Obama will greet Chinese president with handshake, not cyber sanctions

US President Barack Obama meeting with Chinese President Xi Jinping in March 2014. The Obama administration has put a hold on sanctions over Chinese hacking of US companies in advance of Xi’s visit on September 25.

US President Barack Obama during a bilateral meeting with Chinese President Xi Jinping at the US Ambassador’s Residence in Amsterdam, Netherlands, Monday, March 24, 2014.

When Chinese president Xi Jinping arrives in Washington, DC next week, he’ll get the usual full state visit treatment from President Barack Obama. And at least for now, he won’t get the welcoming gift the administration was considering up until this weekend: a pile of sanctions over Chinese hacking.

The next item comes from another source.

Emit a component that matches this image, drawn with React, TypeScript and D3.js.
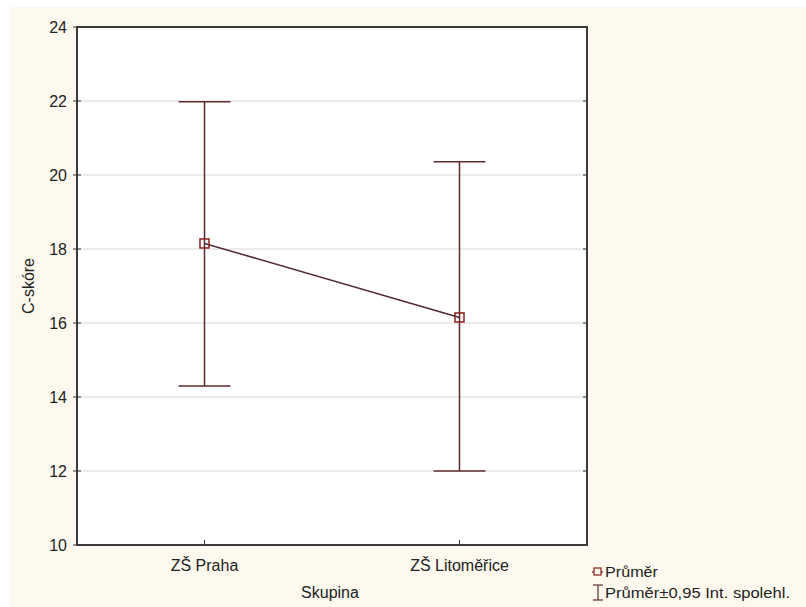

“We have been quite clear that the United States does not engage in the kind of cyber activity that yields a significant financial benefit for American companies, and that’s precisely the kind of behavior and activity that we’ve raised concerns about with regard to China,” said Josh Earnest, an administration spokesman press secretary, during a White House briefing yesterday. But for now, sanctions are not on the table after an unannounced set of meetings between Chinese and US officials worked out at least the framework for some sort of cooperation on cybersecurity issues.

During a briefing with press yesterday, Chinese Foreign Ministry spokesperson Hong Lei suggested that any hacking of US companies originating from China was criminal activity. “China always firmly opposes and combats in accordance with law cyber attacks and cyber espionage launched in China,” Hong said. “Anyone who performs such action within China shall be held accountable.”